_PROBLEM STATEMENT_
Skip all pictures, then print the remaining material exactly.

_INFORMATION PROVIDED_
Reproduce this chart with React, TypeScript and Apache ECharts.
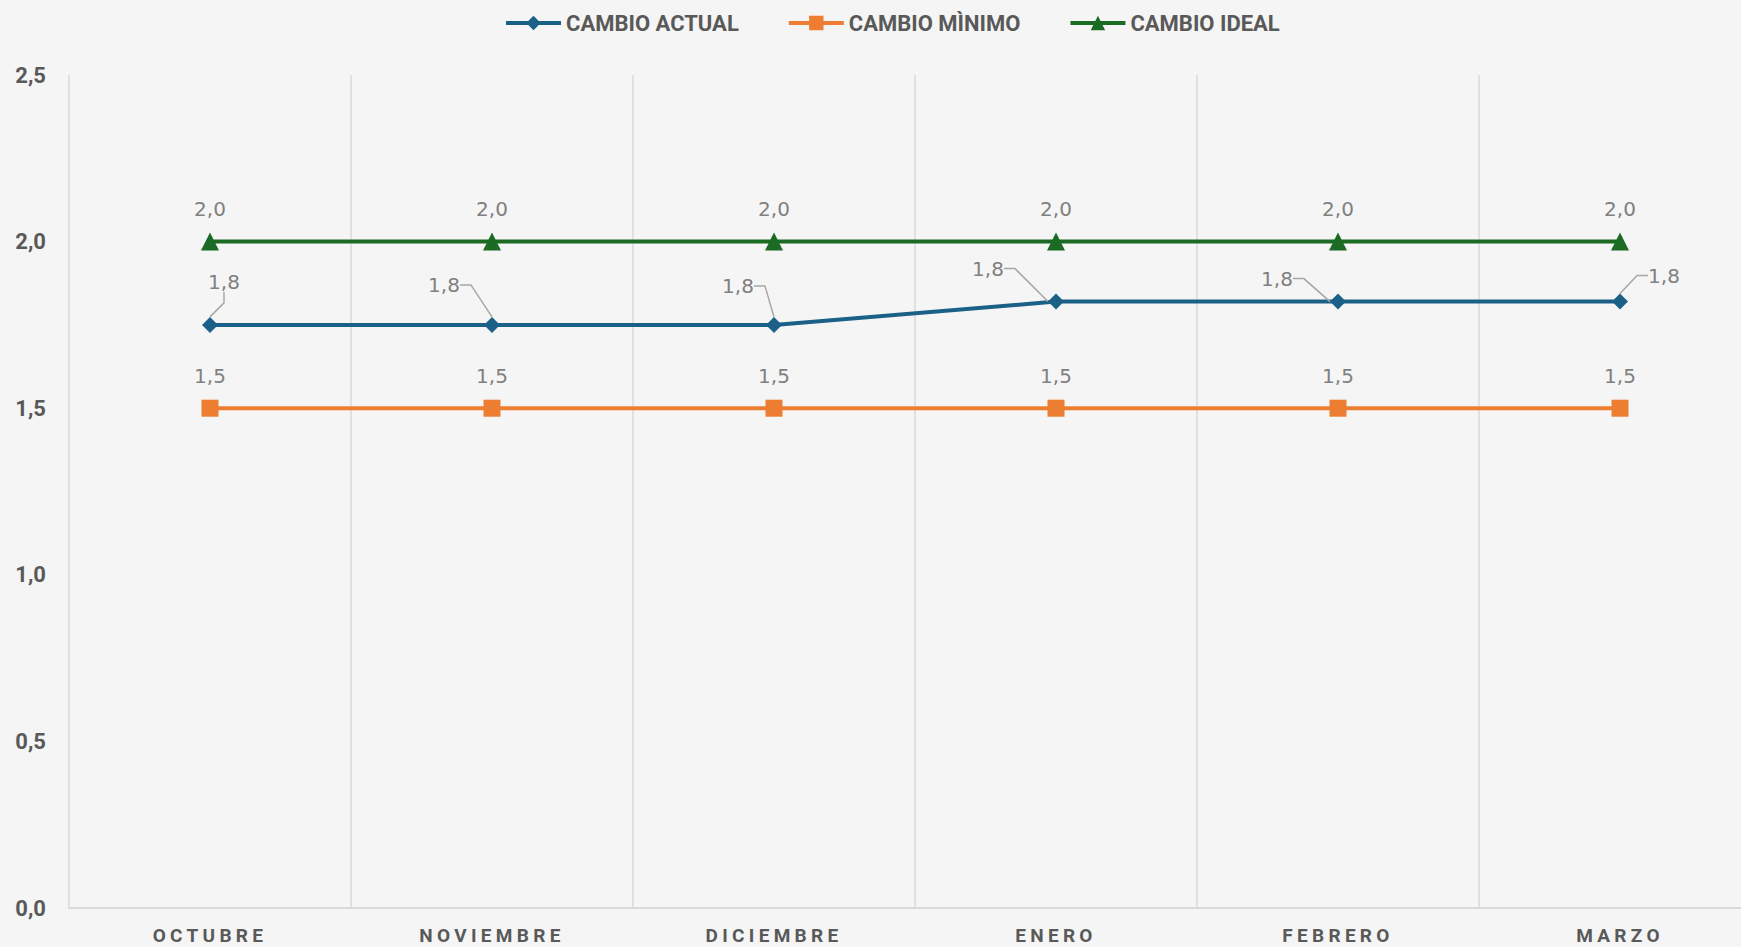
import React, { useEffect, useRef } from "react";
import * as echarts from "echarts";

const categories = ["OCTUBRE", "NOVIEMBRE", "DICIEMBRE", "ENERO", "FEBRERO", "MARZO"];
const cambioActual = [1.75, 1.75, 1.75, 1.82, 1.82, 1.82];
const cambioMinimo = [1.5, 1.5, 1.5, 1.5, 1.5, 1.5];
const cambioIdeal = [2.0, 2.0, 2.0, 2.0, 2.0, 2.0];
const seriesNames = ["CAMBIO ACTUAL", "CAMBIO MÌNIMO", "CAMBIO IDEAL"];
const yMin = 0;
const yMax = 2.5;
const yStep = 0.5;

// styling: label placement of the "actual" series (offsets from the marker, px)
const actualLabelOffsets = [[14, -43], [-48, -40], [-36, -39], [-68, -33], [-61, -23], [44, -26]];

const fmt = (v: number) => v.toFixed(1).replace(".", ",");

const BLUE = "#1b6187";
const ORANGE = "#ed7d31";
const GREEN = "#1c6b24";
const AXIS_TEXT = "#595959";
const LABEL_TEXT = "#808080";
const GRID = "#d9d9d9";

export default function App() {
  const ref = useRef<HTMLDivElement>(null);
  useEffect(() => {
    if (!ref.current) return;
    const chart = echarts.init(ref.current, null, { renderer: "svg" });
    const dataLabel = {
      show: true,
      position: "top",
      distance: 14,
      color: LABEL_TEXT,
      fontSize: 20,
      fontFamily: "DejaVu Sans",
      formatter: (p: any) => fmt(p.value),
    };
    const option = {
      animation: false,
      backgroundColor: "#f5f5f5",
      legend: {
        left: 499,
        top: 7,
        itemWidth: 55,
        itemHeight: 18,
        itemGap: 48,
        data: seriesNames,
        lineStyle: { width: 4 },
        textStyle: { fontSize: 22, fontWeight: "bold", color: AXIS_TEXT, fontFamily: "Roboto" },
      },
      grid: { left: 69, top: 75, width: 1692, height: 833, containLabel: false, outerBoundsMode: "none" },
      xAxis: {
        type: "category",
        data: categories,
        boundaryGap: true,
        axisTick: { show: false },
        axisLine: { lineStyle: { color: GRID, width: 2 } },
        splitLine: { show: true, lineStyle: { color: GRID, width: 1.5 } },
        axisLabel: { fontSize: 19, fontWeight: "bold", color: AXIS_TEXT, fontFamily: "Roboto", margin: 18 },
      },
      yAxis: {
        type: "value",
        min: yMin,
        max: yMax,
        interval: yStep,
        axisLine: { show: false },
        axisTick: { show: false },
        splitLine: { show: false },
        axisLabel: {
          fontSize: 22,
          fontWeight: "bold",
          color: AXIS_TEXT,
          fontFamily: "Roboto",
          margin: 23,
          formatter: (v: number) => fmt(v),
        },
      },
      series: [
        {
          name: seriesNames[0],
          type: "line",
          data: cambioActual,
          symbol: "diamond",
          symbolSize: 16,
          itemStyle: { color: BLUE },
          lineStyle: { color: BLUE, width: 4 },
          label: { ...dataLabel, padding: [0, 3] },
          labelLine: { show: true, length2: 11, minTurnAngle: 90, lineStyle: { color: "#a6a6a6", width: 1.5 } },
          labelLayout: (p: any) => {
            const i = p.dataIndex;
            const cx = p.rect.x + p.rect.width / 2;
            const cy = p.rect.y + p.rect.height / 2;
            const [dx, dy] = actualLabelOffsets[i];
            return { x: cx + dx, y: cy + dy, align: "center", verticalAlign: "middle" };
          },
          z: 3,
        },
        {
          name: seriesNames[1],
          type: "line",
          data: cambioMinimo,
          symbol: "rect",
          symbolSize: 17,
          itemStyle: { color: ORANGE },
          lineStyle: { color: ORANGE, width: 4 },
          label: { ...dataLabel },
          z: 2,
        },
        {
          name: seriesNames[2],
          type: "line",
          data: cambioIdeal,
          symbol: "triangle",
          symbolSize: 18,
          itemStyle: { color: GREEN },
          lineStyle: { color: GREEN, width: 4 },
          label: { ...dataLabel },
          z: 2,
        },
      ],
    };
    chart.setOption(option as any);
    const applySpacing = () => {
      if (!ref.current) return;
      ref.current.querySelectorAll("text").forEach((t) => {
        if (categories.includes((t.textContent || "").trim())) {
          (t as SVGTextElement).style.letterSpacing = "4.3px";
        }
      });
    };
    applySpacing();
    chart.on("finished", applySpacing);
    return () => chart.dispose();
  }, []);
  return (
    <div
      ref={ref}
      style={{ position: "fixed", left: 0, top: 0, width: 1741, height: 947, background: "#f5f5f5" }}
    />
  );
}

_ANSWER BELOW_
Reproduce this chart with React, TypeScript and Apache ECharts.
import React, { useEffect, useRef } from "react";
import * as echarts from "echarts";

const categories = ["OCTUBRE", "NOVIEMBRE", "DICIEMBRE", "ENERO", "FEBRERO", "MARZO"];
const cambioActual = [1.75, 1.75, 1.75, 1.82, 1.82, 1.82];
const cambioMinimo = [1.5, 1.5, 1.5, 1.5, 1.5, 1.5];
const cambioIdeal = [2.0, 2.0, 2.0, 2.0, 2.0, 2.0];
const seriesNames = ["CAMBIO ACTUAL", "CAMBIO MÌNIMO", "CAMBIO IDEAL"];
const yMin = 0;
const yMax = 2.5;
const yStep = 0.5;

// styling: label placement of the "actual" series (offsets from the marker, px)
const actualLabelOffsets = [[14, -43], [-48, -40], [-36, -39], [-68, -33], [-61, -23], [44, -26]];

const fmt = (v: number) => v.toFixed(1).replace(".", ",");

const BLUE = "#1b6187";
const ORANGE = "#ed7d31";
const GREEN = "#1c6b24";
const AXIS_TEXT = "#595959";
const LABEL_TEXT = "#808080";
const GRID = "#d9d9d9";

export default function App() {
  const ref = useRef<HTMLDivElement>(null);
  useEffect(() => {
    if (!ref.current) return;
    const chart = echarts.init(ref.current, null, { renderer: "svg" });
    const dataLabel = {
      show: true,
      position: "top",
      distance: 14,
      color: LABEL_TEXT,
      fontSize: 20,
      fontFamily: "DejaVu Sans",
      formatter: (p: any) => fmt(p.value),
    };
    const option = {
      animation: false,
      backgroundColor: "#f5f5f5",
      legend: {
        left: 499,
        top: 7,
        itemWidth: 55,
        itemHeight: 18,
        itemGap: 48,
        data: seriesNames,
        lineStyle: { width: 4 },
        textStyle: { fontSize: 22, fontWeight: "bold", color: AXIS_TEXT, fontFamily: "Roboto" },
      },
      grid: { left: 69, top: 75, width: 1692, height: 833, containLabel: false, outerBoundsMode: "none" },
      xAxis: {
        type: "category",
        data: categories,
        boundaryGap: true,
        axisTick: { show: false },
        axisLine: { lineStyle: { color: GRID, width: 2 } },
        splitLine: { show: true, lineStyle: { color: GRID, width: 1.5 } },
        axisLabel: { fontSize: 19, fontWeight: "bold", color: AXIS_TEXT, fontFamily: "Roboto", margin: 18 },
      },
      yAxis: {
        type: "value",
        min: yMin,
        max: yMax,
        interval: yStep,
        axisLine: { show: false },
        axisTick: { show: false },
        splitLine: { show: false },
        axisLabel: {
          fontSize: 22,
          fontWeight: "bold",
          color: AXIS_TEXT,
          fontFamily: "Roboto",
          margin: 23,
          formatter: (v: number) => fmt(v),
        },
      },
      series: [
        {
          name: seriesNames[0],
          type: "line",
          data: cambioActual,
          symbol: "diamond",
          symbolSize: 16,
          itemStyle: { color: BLUE },
          lineStyle: { color: BLUE, width: 4 },
          label: { ...dataLabel, padding: [0, 3] },
          labelLine: { show: true, length2: 11, minTurnAngle: 90, lineStyle: { color: "#a6a6a6", width: 1.5 } },
          labelLayout: (p: any) => {
            const i = p.dataIndex;
            const cx = p.rect.x + p.rect.width / 2;
            const cy = p.rect.y + p.rect.height / 2;
            const [dx, dy] = actualLabelOffsets[i];
            return { x: cx + dx, y: cy + dy, align: "center", verticalAlign: "middle" };
          },
          z: 3,
        },
        {
          name: seriesNames[1],
          type: "line",
          data: cambioMinimo,
          symbol: "rect",
          symbolSize: 17,
          itemStyle: { color: ORANGE },
          lineStyle: { color: ORANGE, width: 4 },
          label: { ...dataLabel },
          z: 2,
        },
        {
          name: seriesNames[2],
          type: "line",
          data: cambioIdeal,
          symbol: "triangle",
          symbolSize: 18,
          itemStyle: { color: GREEN },
          lineStyle: { color: GREEN, width: 4 },
          label: { ...dataLabel },
          z: 2,
        },
      ],
    };
    chart.setOption(option as any);
    const applySpacing = () => {
      if (!ref.current) return;
      ref.current.querySelectorAll("text").forEach((t) => {
        if (categories.includes((t.textContent || "").trim())) {
          (t as SVGTextElement).style.letterSpacing = "4.3px";
        }
      });
    };
    applySpacing();
    chart.on("finished", applySpacing);
    return () => chart.dispose();
  }, []);
  return (
    <div
      ref={ref}
      style={{ position: "fixed", left: 0, top: 0, width: 1741, height: 947, background: "#f5f5f5" }}
    />
  );
}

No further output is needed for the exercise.